B. Le renforcement des garanties des plaignants lors de l’examen préliminaire
Au-delà du cas d’espèce, cette décision revêt une importance particulière pour les tiers plaignants en matière d’aides d’État. Elle confirme que la Commission ne peut clore un examen préliminaire en se fondant sur une double motivation si les deux branches de cette motivation reposent en réalité sur un postulat commun contesté par le plaignant. En soulevant des doutes sérieux sur l’interprétation du droit national par la Commission, les requérantes auraient dû conduire cette dernière à ouvrir la procédure formelle d’examen.

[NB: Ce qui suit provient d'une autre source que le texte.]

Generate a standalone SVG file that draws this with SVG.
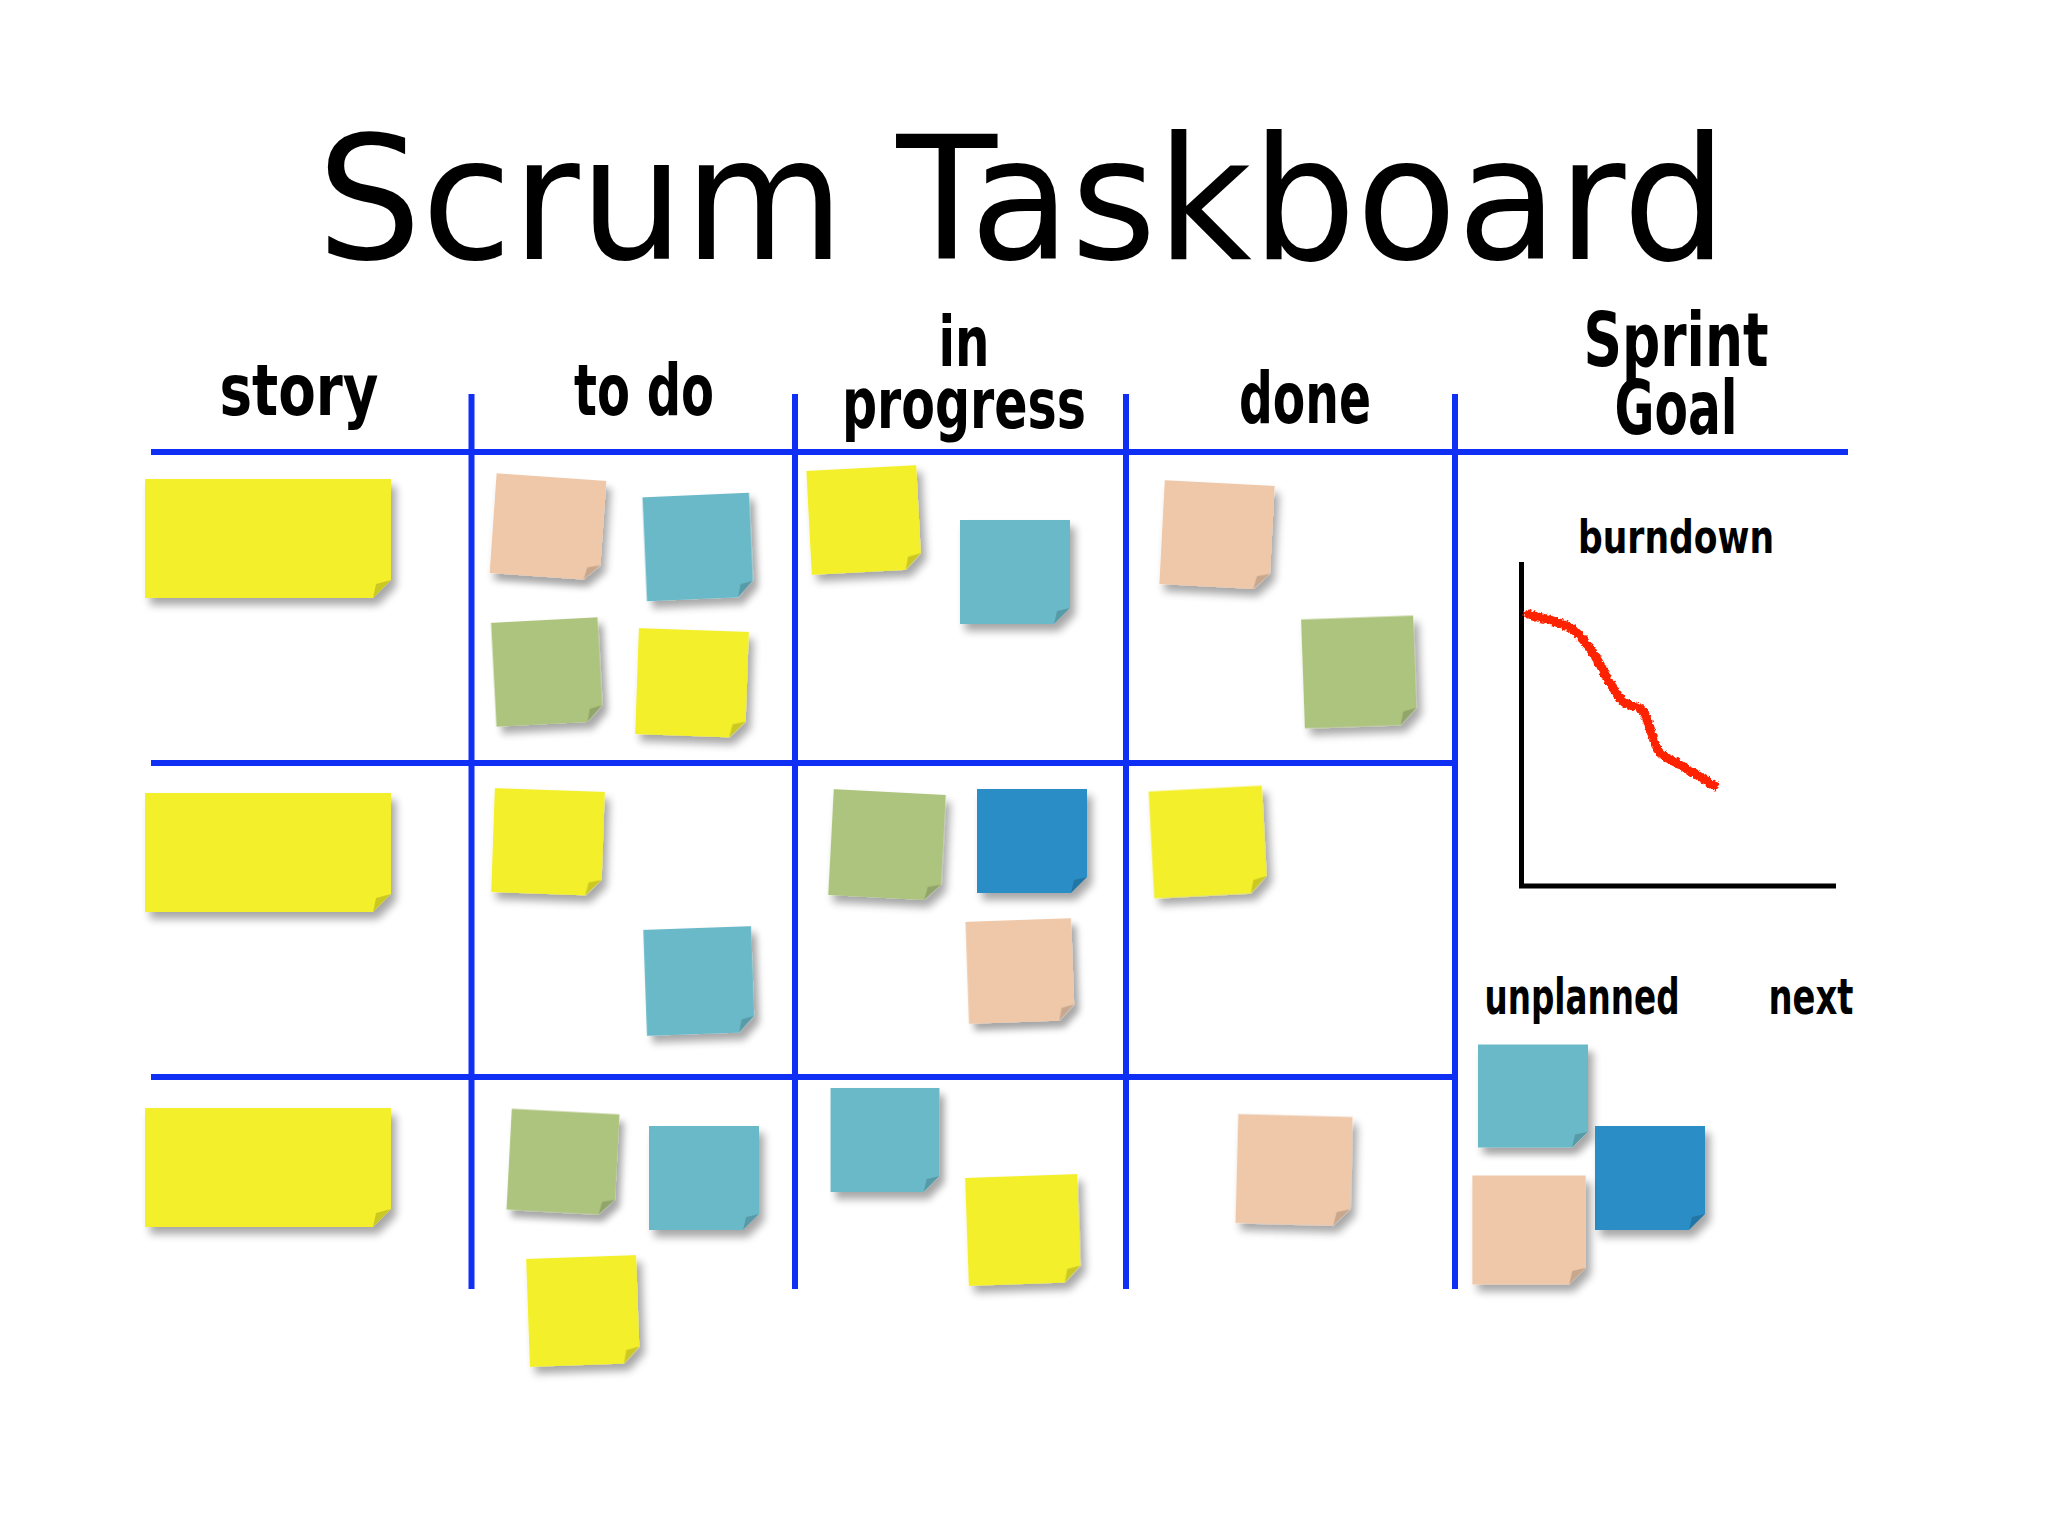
<svg xmlns="http://www.w3.org/2000/svg" xmlns:xlink="http://www.w3.org/1999/xlink" width="2048" height="1536" viewBox="0 0 2048 1536">
<style>
.title{font-family:"DejaVu Sans","Liberation Sans",sans-serif;font-size:172px;fill:#000}
.hand{font-family:"DejaVu Sans Condensed","DejaVu Sans",sans-serif;font-weight:bold;fill:#000;text-anchor:middle}
.grid line{stroke:#0f2ff5;stroke-width:6;stroke-linecap:butt}
.axis{stroke:#000;stroke-width:5;fill:none}
.note{filter:url(#sh)}
.y{fill:#f3ef2c}.pe{fill:#efc8a9}.te{fill:#6bb9c9}.gr{fill:#adc47e}.db{fill:#2a8dc6}
.curl{fill:#000;fill-opacity:0.16}
</style>
<defs>
<filter id="sh" x="-20%" y="-20%" width="150%" height="150%">
<feGaussianBlur in="SourceAlpha" stdDeviation="4"/>
<feOffset dx="5" dy="7" result="b"/>
<feComponentTransfer><feFuncA type="linear" slope="0.35"/></feComponentTransfer>
<feMerge><feMergeNode/><feMergeNode in="SourceGraphic"/></feMerge>
</filter>
<filter id="rough" x="-10%" y="-10%" width="120%" height="120%">
<feTurbulence type="fractalNoise" baseFrequency="0.35" numOctaves="2" seed="3"/>
<feDisplacementMap in="SourceGraphic" scale="5" xChannelSelector="R" yChannelSelector="G"/>
</filter>
<path id="sq" d="M-55,-52 H55 V36 L39,52 H-55 Z"/>
<path id="sqc" d="M55,36 L39,52 L42,39 Z"/>
<path id="st" d="M0,0 H246 V101 L228,119 H0 Z"/>
<path id="stc" d="M246,101 L228,119 L231,105 Z"/>
</defs>
<rect width="2048" height="1536" fill="#fff"/>

<text class="title" x="1022" y="259" text-anchor="middle" textLength="1410" lengthAdjust="spacingAndGlyphs">Scrum Taskboard</text>

<g id="headers">
<text class="hand" x="299" y="415" font-size="72" textLength="159" lengthAdjust="spacingAndGlyphs">story</text>
<text class="hand" x="644" y="415" font-size="72" textLength="140" lengthAdjust="spacingAndGlyphs">to do</text>
<text class="hand" x="964" y="366" font-size="70" textLength="51" lengthAdjust="spacingAndGlyphs">in</text>
<text class="hand" x="964" y="428" font-size="70" textLength="244" lengthAdjust="spacingAndGlyphs">progress</text>
<text class="hand" x="1305" y="423" font-size="72" textLength="132" lengthAdjust="spacingAndGlyphs">done</text>
<text class="hand" x="1676" y="366" font-size="74" textLength="185" lengthAdjust="spacingAndGlyphs">Sprint</text>
<text class="hand" x="1676" y="434" font-size="74" textLength="123" lengthAdjust="spacingAndGlyphs">Goal</text>
</g>

<g id="grid" class="grid">
<line x1="151" y1="452" x2="1848" y2="452"/>
<line x1="151" y1="763" x2="1458" y2="763"/>
<line x1="151" y1="1077" x2="1458" y2="1077"/>
<line x1="471.5" y1="394" x2="471.5" y2="1289"/>
<line x1="795" y1="394" x2="795" y2="1289"/>
<line x1="1126" y1="394" x2="1126" y2="1289"/>
<line x1="1455" y1="394" x2="1455" y2="1289"/>
</g>

<g id="story1" class="note y" transform="translate(145 479)"><use href="#st"/><use href="#stc" class="curl"/></g>
<g id="story2" class="note y" transform="translate(145 793)"><use href="#st"/><use href="#stc" class="curl"/></g>
<g id="story3" class="note y" transform="translate(145 1108)"><use href="#st"/><use href="#stc" class="curl"/></g>

<g id="n4" class="note pe" transform="translate(548 527) rotate(4) scale(1 0.96)"><use href="#sq"/><use href="#sqc" class="curl"/></g>
<g id="n5" class="note te" transform="translate(698 547) rotate(-2.5) scale(0.97 1)"><use href="#sq"/><use href="#sqc" class="curl"/></g>
<g id="n6" class="note gr" transform="translate(547 672) rotate(-3) scale(0.97 1)"><use href="#sq"/><use href="#sqc" class="curl"/></g>
<g id="n7" class="note y" transform="translate(692 683) rotate(2) scale(1 1.02)"><use href="#sq"/><use href="#sqc" class="curl"/></g>
<g id="n8" class="note y" transform="translate(864 520) rotate(-3)"><use href="#sq"/><use href="#sqc" class="curl"/></g>
<g id="n9" class="note te" transform="translate(1015 572)"><use href="#sq"/><use href="#sqc" class="curl"/></g>
<g id="n10" class="note pe" transform="translate(1217 535) rotate(3)"><use href="#sq"/><use href="#sqc" class="curl"/></g>
<g id="n11" class="note gr" transform="translate(1359 672) rotate(-2) scale(1.02 1.05)"><use href="#sq"/><use href="#sqc" class="curl"/></g>
<g id="n12" class="note y" transform="translate(548 842) rotate(2)"><use href="#sq"/><use href="#sqc" class="curl"/></g>
<g id="n13" class="note te" transform="translate(699 981) rotate(-2) scale(0.98 1.02)"><use href="#sq"/><use href="#sqc" class="curl"/></g>
<g id="n14" class="note gr" transform="translate(887 845) rotate(3) scale(1.02 1.02)"><use href="#sq"/><use href="#sqc" class="curl"/></g>
<g id="n15" class="note db" transform="translate(1032 841)"><use href="#sq"/><use href="#sqc" class="curl"/></g>
<g id="n16" class="note pe" transform="translate(1020 971) rotate(-2) scale(0.96 0.98)"><use href="#sq"/><use href="#sqc" class="curl"/></g>
<g id="n17" class="note y" transform="translate(1208 842) rotate(-3) scale(1.03 1.03)"><use href="#sq"/><use href="#sqc" class="curl"/></g>
<g id="n18" class="note gr" transform="translate(563 1162) rotate(3) scale(0.98 0.97)"><use href="#sq"/><use href="#sqc" class="curl"/></g>
<g id="n19" class="note te" transform="translate(704 1178)"><use href="#sq"/><use href="#sqc" class="curl"/></g>
<g id="n20" class="note y" transform="translate(583 1311) rotate(-2) scale(1 1.04)"><use href="#sq"/><use href="#sqc" class="curl"/></g>
<g id="n21" class="note te" transform="translate(885 1140) scale(0.99 1)"><use href="#sq"/><use href="#sqc" class="curl"/></g>
<g id="n22" class="note y" transform="translate(1023 1230) rotate(-2) scale(1.02 1.04)"><use href="#sq"/><use href="#sqc" class="curl"/></g>
<g id="n23" class="note pe" transform="translate(1294 1170) rotate(1.5) scale(1.04 1.05)"><use href="#sq"/><use href="#sqc" class="curl"/></g>

<g id="burndown">
<text class="hand" x="1676" y="553" font-size="46" textLength="196" lengthAdjust="spacingAndGlyphs">burndown</text>
<path class="axis" d="M1521.5,562 V886 H1836"/>
<path d="M1528,614 C1540,618 1548,619 1556,622 C1568,626 1574,629 1580,636 C1588,645 1592,652 1598,661 C1604,670 1606,680 1612,686 C1616,692 1618,698 1624,702 C1630,707 1636,705 1642,710 C1648,716 1648,726 1652,734 C1656,744 1656,752 1664,756 C1672,761 1676,762 1684,767 C1692,772 1700,777 1715,786" fill="none" stroke="#ff2200" stroke-width="9" stroke-linecap="round" stroke-linejoin="round" filter="url(#rough)"/>
</g>

<g id="sprint-extra">
<text class="hand" x="1582" y="1014" font-size="50" textLength="195" lengthAdjust="spacingAndGlyphs">unplanned</text>
<text class="hand" x="1811" y="1014" font-size="50" textLength="85" lengthAdjust="spacingAndGlyphs">next</text>
</g>
<g id="n24" class="note te" transform="translate(1533 1096) scale(1 0.99)"><use href="#sq"/><use href="#sqc" class="curl"/></g>
<g id="n25" class="note db" transform="translate(1650 1178)"><use href="#sq"/><use href="#sqc" class="curl"/></g>
<g id="n26" class="note pe" transform="translate(1529 1230) scale(1.03 1.05)"><use href="#sq"/><use href="#sqc" class="curl"/></g>
</svg>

En refusant d’examiner ces doutes, le Tribunal a privé les requérantes de leurs droits procéduraux. L’annulation de son ordonnance et le renvoi de l’affaire devant lui l’obligent désormais à procéder à l’examen qu’il avait éludé. Il devra se prononcer sur le fond, à savoir sur la correcte interprétation du droit fiscal national, et déterminer si la qualification du prélèvement litigieux par la Commission était fondée. La solution adoptée par la Cour de justice garantit ainsi que les arguments substantiels soulevés par les parties intéressées reçoivent une réponse juridictionnelle effective, y compris au stade du pourvoi, renforçant la protection contre les décisions de classement potentiellement hâtives de la Commission.